Towards understanding human actions out of context with the Mimetics dataset - Naver Labs Europe
loader image

This blog article describes our recent work on human action recognition, specifically on understanding actions out of context thanks to our new Mimetics dataset.

Progress in human action recognition …

Action recognition methods have recently obtained impressive results thanks to large-scale datasets, such as Kinetics400, which contains more than 300,000 video clips and covers 400 classes.  Methods based on deep neural networks with spatio-temporal convolutions [1,2] reach outstanding performance with approximately 75% top-1 accuracy and 95% top-5 accuracy. The resulting models transfer well to other video recognition tasks and datasets, however, the explanation behind such high performance remains unclear.

… thanks to context biases (scene, object)

We observed that most actions can actually be recognized from their context only. As an example, videos where the person have been masked out, as shown in the figures above,  can still be accurately classified..  without even seeing the person!  We retrained a model on this masked videos and obtained a top-1 accuracy of 65% on Kinetics!  This shows how much context can be leveraged by spatio-temporal CNNs designed for human action recognition.

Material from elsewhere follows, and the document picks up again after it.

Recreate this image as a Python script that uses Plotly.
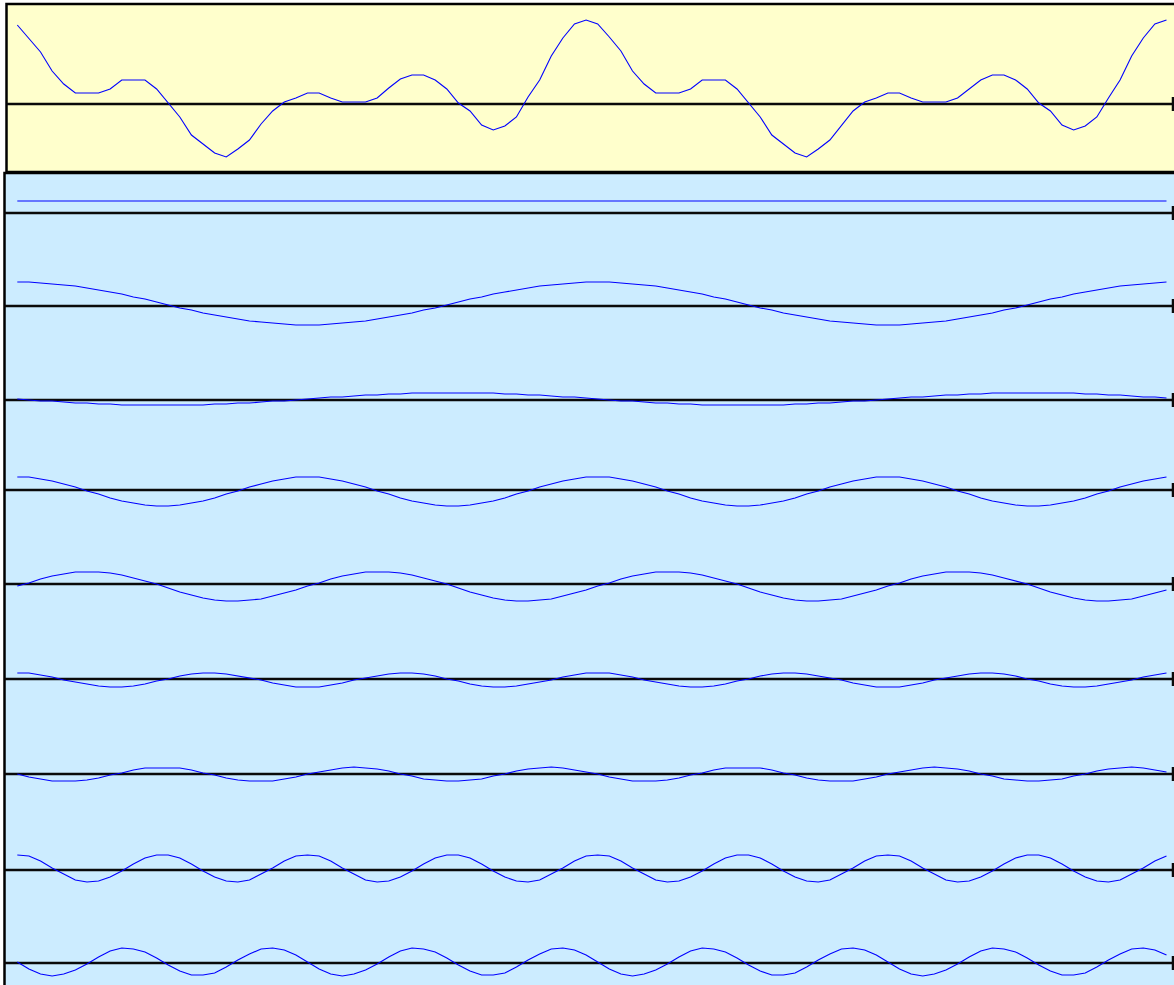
import plotly.graph_objects as go

# ---------------- data (values in pixels above each row's zero line) ----------------
samples = list(range(100))

signal = [79, 66, 52, 33, 20, 11, 11, 11, 15, 24,
          24, 24, 15, 1, -13, -31, -40, -49, -53, -45,
          -36, -20, -7, 2, 6, 11, 11, 6, 2, 2,
          2, 6, 16, 25, 29, 29, 24, 15, 1, -7,
          -21, -26, -22, -13, 7, 24, 48, 66, 80, 84,
          80, 67, 53, 33, 20, 11, 11, 11, 15, 24,
          24, 24, 15, 1, -13, -31, -40, -49, -53, -45,
          -36, -21, -7, 2, 6, 11, 11, 6, 2, 2,
          2, 6, 15, 24, 29, 29, 24, 15, 1, -7,
          -21, -26, -22, -13, 6, 24, 48, 66, 80, 84]

dc_term = [12, 12, 12, 12, 12, 12, 12, 12, 12, 12,
           12, 12, 12, 12, 12, 12, 12, 12, 12, 12,
           12, 12, 12, 12, 12, 12, 12, 12, 12, 12,
           12, 12, 12, 12, 12, 12, 12, 12, 12, 12,
           12, 12, 12, 12, 12, 12, 12, 12, 12, 12,
           12, 12, 12, 12, 12, 12, 12, 12, 12, 12,
           12, 12, 12, 12, 12, 12, 12, 12, 12, 12,
           12, 12, 12, 12, 12, 12, 12, 12, 12, 12,
           12, 12, 12, 12, 12, 12, 12, 12, 12, 12,
           12, 12, 12, 12, 12, 12, 12, 12, 12, 12]

cos1 = [24, 24, 23, 22, 21, 20, 18, 16, 14, 12,
        9, 7, 4, 1, -2, -4, -7, -9, -11, -13,
        -15, -16, -17, -18, -19, -19, -19, -18, -17, -16,
        -15, -13, -11, -9, -7, -4, -2, 1, 4, 7,
        9, 12, 14, 16, 18, 20, 21, 22, 23, 24,
        24, 24, 23, 22, 21, 20, 18, 16, 14, 12,
        9, 7, 4, 1, -2, -4, -7, -9, -11, -13,
        -15, -16, -17, -18, -19, -19, -19, -18, -17, -16,
        -15, -13, -11, -9, -7, -4, -2, 1, 4, 7,
        9, 12, 14, 16, 18, 20, 21, 22, 23, 24]

sin1 = [1, 0, -1, -1, -2, -3, -3, -4, -4, -5,
        -5, -5, -5, -5, -5, -5, -5, -4, -4, -3,
        -3, -2, -1, -1, 0, 1, 2, 3, 3, 4,
        5, 5, 6, 6, 7, 7, 7, 7, 7, 7,
        7, 7, 6, 6, 5, 5, 4, 3, 3, 2,
        1, 0, -1, -1, -2, -3, -3, -4, -4, -5,
        -5, -5, -5, -5, -5, -5, -5, -4, -4, -3,
        -3, -2, -1, -1, 0, 1, 2, 3, 3, 4,
        5, 5, 6, 6, 7, 7, 7, 7, 7, 7,
        7, 7, 6, 6, 5, 5, 4, 3, 3, 2]

cos2 = [13, 13, 11, 9, 6, 3, -1, -4, -8, -11, -13, -15, -16, -16, -15, -13, -11, -8, -4, -1, 3, 6, 9, 11, 13,
        13, 13, 11, 9, 6, 3, -1, -4, -8, -11, -13, -15, -16, -16, -15, -13, -11, -8, -4, -1, 3, 6, 9, 11, 13,
        13, 13, 11, 9, 6, 3, -1, -4, -8, -11, -13, -15, -16, -16, -15, -13, -11, -8, -4, -1, 3, 6, 9, 11, 13,
        13, 13, 11, 9, 6, 3, -1, -4, -8, -11, -13, -15, -16, -16, -15, -13, -11, -8, -4, -1, 3, 6, 9, 11, 13]

sin2 = [-2, 1, 5, 8, 10, 12, 12, 12, 11, 9, 6, 3, 0, -4, -8, -11, -14, -16, -17, -17, -16, -15, -12, -9, -6,
        -2, 1, 5, 8, 10, 12, 12, 12, 11, 9, 6, 3, 0, -4, -8, -11, -14, -16, -17, -17, -16, -15, -12, -9, -6,
        -2, 1, 5, 8, 10, 12, 12, 12, 11, 9, 6, 3, 0, -4, -8, -11, -14, -16, -17, -17, -16, -15, -12, -9, -6,
        -2, 1, 5, 8, 10, 12, 12, 12, 11, 9, 6, 3, 0, -4, -8, -11, -14, -16, -17, -17, -16, -15, -12, -9, -6]

cos3 = [6, 6, 4, 2, -1, -3, -5, -7, -8, -8,
        -7, -5, -2, 0, 3, 5, 6, 6, 5, 3,
        1, -1, -4, -6, -8, -8, -8, -6, -4, -1,
        1, 3, 5, 6, 6, 5, 3, 0, -2, -5,
        -7, -8, -8, -7, -5, -3, -1, 2, 4, 6,
        6, 6, 4, 2, -1, -3, -5, -7, -8, -8,
        -7, -5, -2, 0, 3, 5, 6, 6, 5, 3,
        1, -1, -4, -6, -8, -8, -8, -6, -4, -1,
        1, 3, 5, 6, 6, 5, 3, 0, -2, -5,
        -7, -8, -8, -7, -5, -3, -1, 2, 4, 6]

sin3 = [0, -3, -5, -7, -7, -7, -6, -4, -1, 1,
        4, 6, 6, 6, 6, 4, 1, -1, -4, -6,
        -7, -7, -7, -5, -3, 0, 2, 4, 6, 7,
        6, 5, 3, 0, -2, -5, -6, -7, -7, -6,
        -5, -2, 0, 3, 5, 6, 7, 6, 4, 2,
        0, -3, -5, -7, -7, -7, -6, -4, -1, 1,
        4, 6, 6, 6, 6, 4, 1, -1, -4, -6,
        -7, -7, -7, -5, -3, 0, 2, 4, 6, 7,
        6, 5, 3, 0, -2, -5, -6, -7, -7, -6,
        -5, -2, 0, 3, 5, 6, 7, 6, 4, 2]

cos4 = [15, 14, 9, 2, -4, -10, -12, -11, -7, -1, 6, 12, 15, 15, 12, 6, -1, -7, -11, -12, -10, -4, 2, 9, 14,
        15, 14, 9, 2, -4, -10, -12, -11, -7, -1, 6, 12, 15, 15, 12, 6, -1, -7, -11, -12, -10, -4, 2, 9, 14,
        15, 14, 9, 2, -4, -10, -12, -11, -7, -1, 6, 12, 15, 15, 12, 6, -1, -7, -11, -12, -10, -4, 2, 9, 14,
        15, 14, 9, 2, -4, -10, -12, -11, -7, -1, 6, 12, 15, 15, 12, 6, -1, -7, -11, -12, -10, -4, 2, 9, 14]

sin4 = [1, -6, -11, -13, -11, -7, -1, 6, 12, 15, 14, 11, 5, -2, -8, -12, -12, -10, -4, 3, 9, 14, 15, 13, 8,
        1, -6, -11, -13, -11, -7, -1, 6, 12, 15, 14, 11, 5, -2, -8, -12, -12, -10, -4, 3, 9, 14, 15, 13, 8,
        1, -6, -11, -13, -11, -7, -1, 6, 12, 15, 14, 11, 5, -2, -8, -12, -12, -10, -4, 3, 9, 14, 15, 13, 8,
        1, -6, -11, -13, -11, -7, -1, 6, 12, 15, 14, 11, 5, -2, -8, -12, -12, -10, -4, 3, 9, 14, 15, 13, 8]

rows = [signal, dc_term, cos1, sin1, cos2, sin2, cos3, sin3, cos4, sin4]

# ---------------- layout geometry (pixels) ----------------
W, H = 1174, 985
zero_px = [104, 213, 306, 400, 490, 584, 679, 774, 870, 963]
X0_PX, STEP_PX = 17.3, 11.608

def fx(px):
    return px / W

def fy(py):
    return 1 - py / H

YELLOW = "#FFFFCC"
BLUE_BG = "#CCECFF"
LINE_BLUE = "#0000FF"
AXIS_COLOR = "#0a0a0a"

fig = go.Figure()
shapes = [
    dict(type="rect", xref="paper", yref="paper", layer="below",
         x0=fx(4.5), x1=fx(1200), y0=fy(173), y1=fy(1010),
         fillcolor=BLUE_BG, line=dict(color="black", width=2.5)),
    dict(type="rect", xref="paper", yref="paper", layer="below",
         x0=fx(6.5), x1=fx(1200), y0=fy(4), y1=fy(172),
         fillcolor=YELLOW, line=dict(color="black", width=2.5)),
]

layout_axes = {}
for i, (vals, zp) in enumerate(zip(rows, zero_px)):
    ax_ref = "y" if i == 0 else f"y{i + 1}"
    ax_key = "yaxis" if i == 0 else f"yaxis{i + 1}"
    ax = dict(range=[zp - H, zp], visible=False, fixedrange=True, domain=[0, 1])
    if i > 0:
        ax["overlaying"] = "y"
    layout_axes[ax_key] = ax
    left = 6.5 if i == 0 else 4.5
    shapes.append(dict(type="line", xref="paper", yref=ax_ref, layer="below",
                       x0=fx(left), x1=fx(1174), y0=0, y1=0,
                       line=dict(color=AXIS_COLOR, width=2.5)))
    shapes.append(dict(type="line", xref="paper", yref=ax_ref, layer="below",
                       x0=fx(1173), x1=fx(1173), y0=-7, y1=7,
                       line=dict(color=AXIS_COLOR, width=2.5)))
    fig.add_trace(go.Scatter(x=samples, y=vals, yaxis=ax_ref, mode="lines",
                             line=dict(color=LINE_BLUE, width=1.1),
                             hoverinfo="skip", showlegend=False))

x_lo = -X0_PX / STEP_PX
x_hi = x_lo + W / STEP_PX

fig.update_layout(
    width=W, height=H,
    margin=dict(l=0, r=0, t=0, b=0, pad=0),
    paper_bgcolor="white",
    plot_bgcolor="rgba(0,0,0,0)",
    showlegend=False,
    xaxis=dict(range=[x_lo, x_hi], visible=False, fixedrange=True, domain=[0, 1]),
    shapes=shapes,
    **layout_axes,
)

fig.write_html("out.html", config={"displayModeBar": False},
               post_script="document.body.style.margin='0px';document.body.style.overflow='hidden';")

Out-of-context human action

While this contextual information is certainly useful to predict human actions, it’s not sufficient to truly understand what’s happening in a scene. People have a more complete understanding of human actions and can even recognize them without any context, object or scene, the most obvious example being mimes.

To understand action in out-of-context scenarios, i.e. when object and scene are absent or misleading, action recognition can only rely on body language captured by human pose and motion. While 3D action recognition (i.e. action recognition from skeleton data) has been well studied in the community, its application has been limited to constrained scenarios where accurate ground-truth body poses can be acquired through a motion capture system. In this work, we propose to compare the performance of pose-based action recognition methods and spatio-temporal CNNs in out-of-context scenarios.

To analyse the understanding of human actions in out-of-context scenarios, we introduce the Mimetics dataset that contains 713 Youtube video clips of mimed actions for a subset of 50 classes of the Kinetics400 dataset. You can evaluate on Mimetics methods that have been trained on Kinetics, and see how well they perform out-of-context.

Pose-based action recognition in the wild

As a 3D action recognition baseline, we developped an intuitive pipeline where 3D poses are extracted using LCR-Net++ [3], before applying a state-of-the-art skeleton-based action recognition method [4].

This method, based on explicit body keypoint localisation, might suffer from noisy estimations of 3D poses in the wild (due to abrupt camera motion, motion blur, ambiguous poses etc.) so we also benchmark an approach where poses are not explicitly estimated. To do so, we use the features learned for the pose estimation task and transfer them to an action recognition pipeline. We denote this approach as implicit pose representation.

Overview of results

  • Implicit pose representation performs better than explicit body keypoint representations for action recognition in the wild
  • Recognizing out-of-context actions while training on Kinetics is hard: RGB 3D CNN obtains 8.6% top-1 accuracy, Flow 3D CNN 11.8% and the implicit pose representation 14.3%. In the left example below, we observe that the fact that the piano is covered by a table cloth, makes the RGB model confuse it with a massage table, explaining the “massage back” prediction while the correct prediction can be made using optical flow or implicit poses.
implicit poses: playing piano RGB: massage back Flow: playing piano
implicit poses: shooting goal RGB: playing badminton Flow: dancing ballet
  • One reason for the low performance is that mimed artists tend to exaggerate the movements.

 

  • 3D CNNs model fail when object and/or scene are not relevant while implicit poses are less sensitive to this aspect
  • 3D CNNs have less difficulty for actions where there’s no object or a small object is involved in the action : the model therefore focuses more on the humans than on the context

 

 

 

 

 

 

 

 

 

 

 

 

 

 

 

 

 


References

[1] Joao Carreira and Andrew Zisserman. Quo vadis, action recognition? A new model and the Kinetics dataset. In CVPR, 2017.

[2] Christoph Feichtenhofer, Haoqi Fan, Jitendra Malik, and Kaiming He. Slowfast networks for video recognition. In ICCV, 2019.

[3] Gregory Rogez, PhilippeWeinzaepfel, and Cordelia Schmid. LCR-Net++: Multi-person 2D and 3D pose detection in natural images. IEEE trans. PAMI, 2019.

[4] Sijie Yan, Yuanjun Xiong, and Dahua Lin. Spatial temporal graph convolutional networks for skeleton-based action recognition. In AAAI, 2018.